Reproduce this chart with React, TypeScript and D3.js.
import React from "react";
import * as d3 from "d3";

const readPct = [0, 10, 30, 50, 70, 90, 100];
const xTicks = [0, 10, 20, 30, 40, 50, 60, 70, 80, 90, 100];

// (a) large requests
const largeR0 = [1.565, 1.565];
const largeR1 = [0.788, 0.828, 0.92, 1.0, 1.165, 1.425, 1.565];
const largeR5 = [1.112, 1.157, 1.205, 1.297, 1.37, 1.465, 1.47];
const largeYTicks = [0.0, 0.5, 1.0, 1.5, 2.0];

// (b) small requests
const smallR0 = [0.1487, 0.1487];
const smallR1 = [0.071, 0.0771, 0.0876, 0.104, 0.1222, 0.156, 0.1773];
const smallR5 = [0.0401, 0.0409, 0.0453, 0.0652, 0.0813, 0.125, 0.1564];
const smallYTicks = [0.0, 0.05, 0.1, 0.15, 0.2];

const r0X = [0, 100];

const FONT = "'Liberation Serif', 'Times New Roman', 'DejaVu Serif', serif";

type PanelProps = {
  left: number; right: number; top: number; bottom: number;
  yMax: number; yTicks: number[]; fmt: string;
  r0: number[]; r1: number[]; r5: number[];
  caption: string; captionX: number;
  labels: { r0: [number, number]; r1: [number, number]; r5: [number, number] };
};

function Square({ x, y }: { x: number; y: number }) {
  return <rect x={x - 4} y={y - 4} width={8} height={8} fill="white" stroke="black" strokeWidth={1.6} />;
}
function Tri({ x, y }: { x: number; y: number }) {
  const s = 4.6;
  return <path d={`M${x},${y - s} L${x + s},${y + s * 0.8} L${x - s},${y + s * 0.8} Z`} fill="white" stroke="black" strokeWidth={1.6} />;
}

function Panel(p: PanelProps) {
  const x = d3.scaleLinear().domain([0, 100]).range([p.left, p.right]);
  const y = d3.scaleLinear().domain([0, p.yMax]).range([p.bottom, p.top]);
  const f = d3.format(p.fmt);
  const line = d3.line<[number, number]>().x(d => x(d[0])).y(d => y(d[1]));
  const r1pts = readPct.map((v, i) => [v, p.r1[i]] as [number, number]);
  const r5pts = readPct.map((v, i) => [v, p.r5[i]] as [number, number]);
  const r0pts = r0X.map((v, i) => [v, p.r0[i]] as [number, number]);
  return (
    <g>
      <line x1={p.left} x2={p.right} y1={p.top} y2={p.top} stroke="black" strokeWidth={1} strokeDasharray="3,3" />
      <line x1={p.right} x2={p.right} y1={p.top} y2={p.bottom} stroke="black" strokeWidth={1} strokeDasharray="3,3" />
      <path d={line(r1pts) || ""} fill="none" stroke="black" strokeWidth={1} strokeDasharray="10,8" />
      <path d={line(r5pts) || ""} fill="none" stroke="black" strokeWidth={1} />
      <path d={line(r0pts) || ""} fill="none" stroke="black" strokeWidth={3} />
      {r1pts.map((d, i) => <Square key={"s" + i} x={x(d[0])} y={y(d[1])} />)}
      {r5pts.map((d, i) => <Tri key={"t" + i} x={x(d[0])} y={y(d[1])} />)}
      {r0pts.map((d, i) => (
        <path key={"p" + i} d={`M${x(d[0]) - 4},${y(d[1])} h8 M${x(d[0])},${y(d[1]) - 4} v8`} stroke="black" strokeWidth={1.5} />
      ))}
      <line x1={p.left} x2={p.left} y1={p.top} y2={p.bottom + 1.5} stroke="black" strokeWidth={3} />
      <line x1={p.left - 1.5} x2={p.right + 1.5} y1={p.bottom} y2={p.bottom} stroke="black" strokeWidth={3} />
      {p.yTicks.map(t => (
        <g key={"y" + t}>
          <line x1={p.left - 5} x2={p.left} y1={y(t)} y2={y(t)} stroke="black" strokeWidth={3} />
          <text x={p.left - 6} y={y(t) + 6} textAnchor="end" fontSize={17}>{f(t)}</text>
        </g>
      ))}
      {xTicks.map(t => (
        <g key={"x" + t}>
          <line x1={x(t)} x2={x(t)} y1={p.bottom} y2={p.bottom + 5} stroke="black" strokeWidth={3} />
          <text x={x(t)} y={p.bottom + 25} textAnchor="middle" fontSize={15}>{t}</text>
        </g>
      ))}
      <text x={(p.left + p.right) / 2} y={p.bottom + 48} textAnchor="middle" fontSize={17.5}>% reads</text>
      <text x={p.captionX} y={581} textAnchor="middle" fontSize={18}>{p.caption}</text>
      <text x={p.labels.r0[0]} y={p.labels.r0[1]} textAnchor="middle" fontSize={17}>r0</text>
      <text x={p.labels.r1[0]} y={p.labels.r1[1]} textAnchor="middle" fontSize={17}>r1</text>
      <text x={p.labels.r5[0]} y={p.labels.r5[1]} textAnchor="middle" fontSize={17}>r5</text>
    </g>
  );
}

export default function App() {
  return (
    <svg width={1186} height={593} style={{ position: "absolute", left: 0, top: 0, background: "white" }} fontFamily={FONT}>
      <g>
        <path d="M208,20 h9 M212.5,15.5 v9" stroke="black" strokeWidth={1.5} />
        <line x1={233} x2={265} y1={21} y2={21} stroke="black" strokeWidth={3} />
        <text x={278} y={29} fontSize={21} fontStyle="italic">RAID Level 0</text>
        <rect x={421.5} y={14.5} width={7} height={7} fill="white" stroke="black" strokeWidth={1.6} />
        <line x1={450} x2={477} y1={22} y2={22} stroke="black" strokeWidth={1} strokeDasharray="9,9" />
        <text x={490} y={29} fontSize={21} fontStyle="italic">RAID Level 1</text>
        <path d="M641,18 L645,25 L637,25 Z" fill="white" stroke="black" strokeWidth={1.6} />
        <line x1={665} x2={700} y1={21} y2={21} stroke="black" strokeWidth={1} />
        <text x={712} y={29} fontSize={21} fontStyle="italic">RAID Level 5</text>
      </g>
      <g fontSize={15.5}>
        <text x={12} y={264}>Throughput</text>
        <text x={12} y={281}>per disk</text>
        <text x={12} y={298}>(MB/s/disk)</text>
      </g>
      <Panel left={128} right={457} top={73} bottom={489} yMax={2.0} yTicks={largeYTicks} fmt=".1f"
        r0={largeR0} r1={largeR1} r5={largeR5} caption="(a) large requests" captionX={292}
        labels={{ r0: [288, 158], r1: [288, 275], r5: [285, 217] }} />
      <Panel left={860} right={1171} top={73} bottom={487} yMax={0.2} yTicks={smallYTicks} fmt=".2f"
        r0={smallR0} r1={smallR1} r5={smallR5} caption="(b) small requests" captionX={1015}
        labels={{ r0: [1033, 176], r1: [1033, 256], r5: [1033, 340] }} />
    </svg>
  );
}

• **Work to be completed**
Nothing should be left out: repeat all of the data exactly.

• **Task response**
Reproduce this chart with React, TypeScript and D3.js.
import React from "react";
import * as d3 from "d3";

const readPct = [0, 10, 30, 50, 70, 90, 100];
const xTicks = [0, 10, 20, 30, 40, 50, 60, 70, 80, 90, 100];

// (a) large requests
const largeR0 = [1.565, 1.565];
const largeR1 = [0.788, 0.828, 0.92, 1.0, 1.165, 1.425, 1.565];
const largeR5 = [1.112, 1.157, 1.205, 1.297, 1.37, 1.465, 1.47];
const largeYTicks = [0.0, 0.5, 1.0, 1.5, 2.0];

// (b) small requests
const smallR0 = [0.1487, 0.1487];
const smallR1 = [0.071, 0.0771, 0.0876, 0.104, 0.1222, 0.156, 0.1773];
const smallR5 = [0.0401, 0.0409, 0.0453, 0.0652, 0.0813, 0.125, 0.1564];
const smallYTicks = [0.0, 0.05, 0.1, 0.15, 0.2];

const r0X = [0, 100];

const FONT = "'Liberation Serif', 'Times New Roman', 'DejaVu Serif', serif";

type PanelProps = {
  left: number; right: number; top: number; bottom: number;
  yMax: number; yTicks: number[]; fmt: string;
  r0: number[]; r1: number[]; r5: number[];
  caption: string; captionX: number;
  labels: { r0: [number, number]; r1: [number, number]; r5: [number, number] };
};

function Square({ x, y }: { x: number; y: number }) {
  return <rect x={x - 4} y={y - 4} width={8} height={8} fill="white" stroke="black" strokeWidth={1.6} />;
}
function Tri({ x, y }: { x: number; y: number }) {
  const s = 4.6;
  return <path d={`M${x},${y - s} L${x + s},${y + s * 0.8} L${x - s},${y + s * 0.8} Z`} fill="white" stroke="black" strokeWidth={1.6} />;
}

function Panel(p: PanelProps) {
  const x = d3.scaleLinear().domain([0, 100]).range([p.left, p.right]);
  const y = d3.scaleLinear().domain([0, p.yMax]).range([p.bottom, p.top]);
  const f = d3.format(p.fmt);
  const line = d3.line<[number, number]>().x(d => x(d[0])).y(d => y(d[1]));
  const r1pts = readPct.map((v, i) => [v, p.r1[i]] as [number, number]);
  const r5pts = readPct.map((v, i) => [v, p.r5[i]] as [number, number]);
  const r0pts = r0X.map((v, i) => [v, p.r0[i]] as [number, number]);
  return (
    <g>
      <line x1={p.left} x2={p.right} y1={p.top} y2={p.top} stroke="black" strokeWidth={1} strokeDasharray="3,3" />
      <line x1={p.right} x2={p.right} y1={p.top} y2={p.bottom} stroke="black" strokeWidth={1} strokeDasharray="3,3" />
      <path d={line(r1pts) || ""} fill="none" stroke="black" strokeWidth={1} strokeDasharray="10,8" />
      <path d={line(r5pts) || ""} fill="none" stroke="black" strokeWidth={1} />
      <path d={line(r0pts) || ""} fill="none" stroke="black" strokeWidth={3} />
      {r1pts.map((d, i) => <Square key={"s" + i} x={x(d[0])} y={y(d[1])} />)}
      {r5pts.map((d, i) => <Tri key={"t" + i} x={x(d[0])} y={y(d[1])} />)}
      {r0pts.map((d, i) => (
        <path key={"p" + i} d={`M${x(d[0]) - 4},${y(d[1])} h8 M${x(d[0])},${y(d[1]) - 4} v8`} stroke="black" strokeWidth={1.5} />
      ))}
      <line x1={p.left} x2={p.left} y1={p.top} y2={p.bottom + 1.5} stroke="black" strokeWidth={3} />
      <line x1={p.left - 1.5} x2={p.right + 1.5} y1={p.bottom} y2={p.bottom} stroke="black" strokeWidth={3} />
      {p.yTicks.map(t => (
        <g key={"y" + t}>
          <line x1={p.left - 5} x2={p.left} y1={y(t)} y2={y(t)} stroke="black" strokeWidth={3} />
          <text x={p.left - 6} y={y(t) + 6} textAnchor="end" fontSize={17}>{f(t)}</text>
        </g>
      ))}
      {xTicks.map(t => (
        <g key={"x" + t}>
          <line x1={x(t)} x2={x(t)} y1={p.bottom} y2={p.bottom + 5} stroke="black" strokeWidth={3} />
          <text x={x(t)} y={p.bottom + 25} textAnchor="middle" fontSize={15}>{t}</text>
        </g>
      ))}
      <text x={(p.left + p.right) / 2} y={p.bottom + 48} textAnchor="middle" fontSize={17.5}>% reads</text>
      <text x={p.captionX} y={581} textAnchor="middle" fontSize={18}>{p.caption}</text>
      <text x={p.labels.r0[0]} y={p.labels.r0[1]} textAnchor="middle" fontSize={17}>r0</text>
      <text x={p.labels.r1[0]} y={p.labels.r1[1]} textAnchor="middle" fontSize={17}>r1</text>
      <text x={p.labels.r5[0]} y={p.labels.r5[1]} textAnchor="middle" fontSize={17}>r5</text>
    </g>
  );
}

export default function App() {
  return (
    <svg width={1186} height={593} style={{ position: "absolute", left: 0, top: 0, background: "white" }} fontFamily={FONT}>
      <g>
        <path d="M208,20 h9 M212.5,15.5 v9" stroke="black" strokeWidth={1.5} />
        <line x1={233} x2={265} y1={21} y2={21} stroke="black" strokeWidth={3} />
        <text x={278} y={29} fontSize={21} fontStyle="italic">RAID Level 0</text>
        <rect x={421.5} y={14.5} width={7} height={7} fill="white" stroke="black" strokeWidth={1.6} />
        <line x1={450} x2={477} y1={22} y2={22} stroke="black" strokeWidth={1} strokeDasharray="9,9" />
        <text x={490} y={29} fontSize={21} fontStyle="italic">RAID Level 1</text>
        <path d="M641,18 L645,25 L637,25 Z" fill="white" stroke="black" strokeWidth={1.6} />
        <line x1={665} x2={700} y1={21} y2={21} stroke="black" strokeWidth={1} />
        <text x={712} y={29} fontSize={21} fontStyle="italic">RAID Level 5</text>
      </g>
      <g fontSize={15.5}>
        <text x={12} y={264}>Throughput</text>
        <text x={12} y={281}>per disk</text>
        <text x={12} y={298}>(MB/s/disk)</text>
      </g>
      <Panel left={128} right={457} top={73} bottom={489} yMax={2.0} yTicks={largeYTicks} fmt=".1f"
        r0={largeR0} r1={largeR1} r5={largeR5} caption="(a) large requests" captionX={292}
        labels={{ r0: [288, 158], r1: [288, 275], r5: [285, 217] }} />
      <Panel left={860} right={1171} top={73} bottom={487} yMax={0.2} yTicks={smallYTicks} fmt=".2f"
        r0={smallR0} r1={smallR1} r5={smallR5} caption="(b) small requests" captionX={1015}
        labels={{ r0: [1033, 176], r1: [1033, 256], r5: [1033, 340] }} />
    </svg>
  );
}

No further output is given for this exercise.